A few weeks ago, a reporter for the Florida Times-Union called with a few questions about sheitels, the wigs worn by married Orthodox women to cover their natural hair. The result is this morning’s column in their ongoing series called “Dare to Ask,” and I am frankly impressed with how accurate and how friendly the coverage turned out to be.
From the title alone, “These wigs reflect code of modesty,” you see the reporter isn’t out to mock or degrade. It’s very easy to imagine how negatively this article could have gone, and which stereotypes could have been perpetuated. Instead, I and the others interviewed had the opportunity to rebut and dismantle those mistaken impressions, and thus paint a far more favorable picture of what, to the secular viewer, initially appears to be an arcane and even repressive practice.
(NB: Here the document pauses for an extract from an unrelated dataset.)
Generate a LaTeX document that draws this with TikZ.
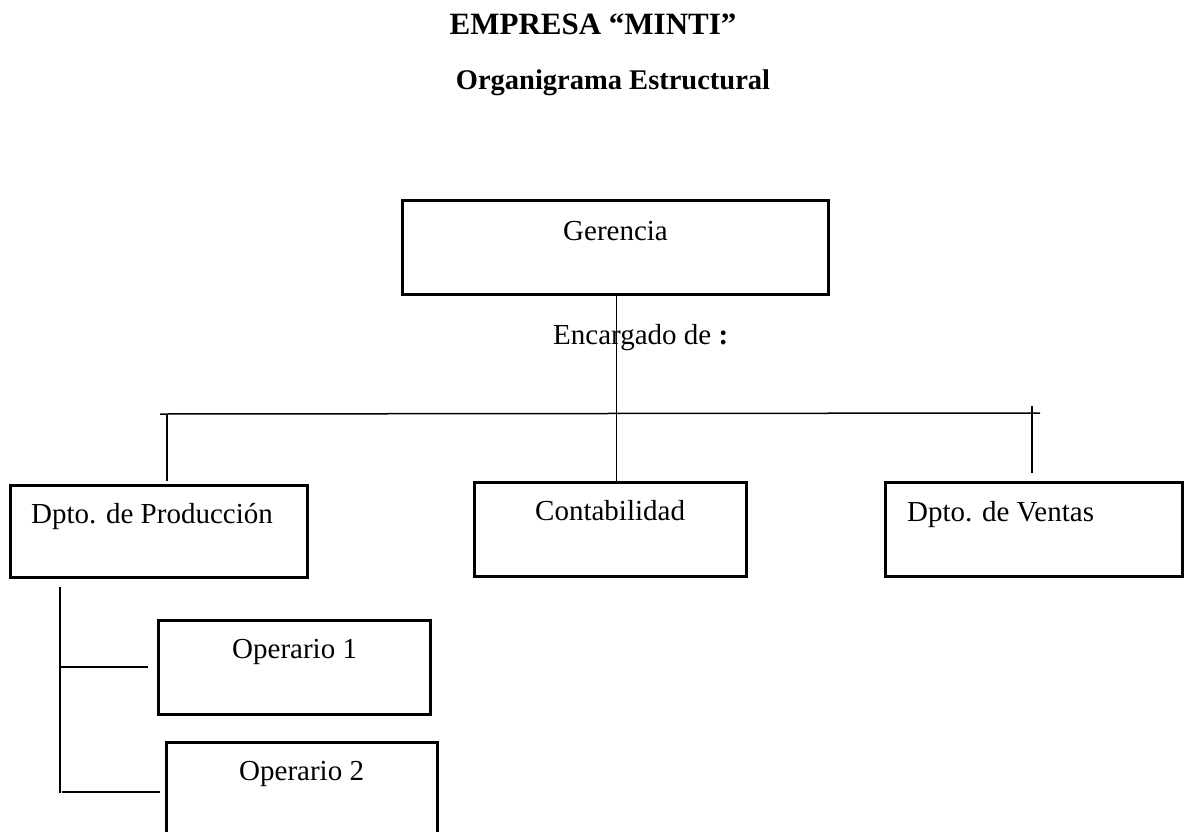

Modesty, of course, isn’t about repression but moderation. Our community keeps private what others broadcast, and that was apparent in the article. Reporter Phil Milano posed challenging questions provided by his readers, such as the following from the accompanying podcast: “Yeah, but these wigs look so great nowadays that it almost defeats the purpose!” We then had the opportunity to point out that even a well-made sheitel isn’t natural, and is usually immediately distinguishable to the practiced eye.
Wonder of wonders, the whole Indian hair thing didn’t even make it into the article. And not only that — he closed with my best line. What more could we ask for?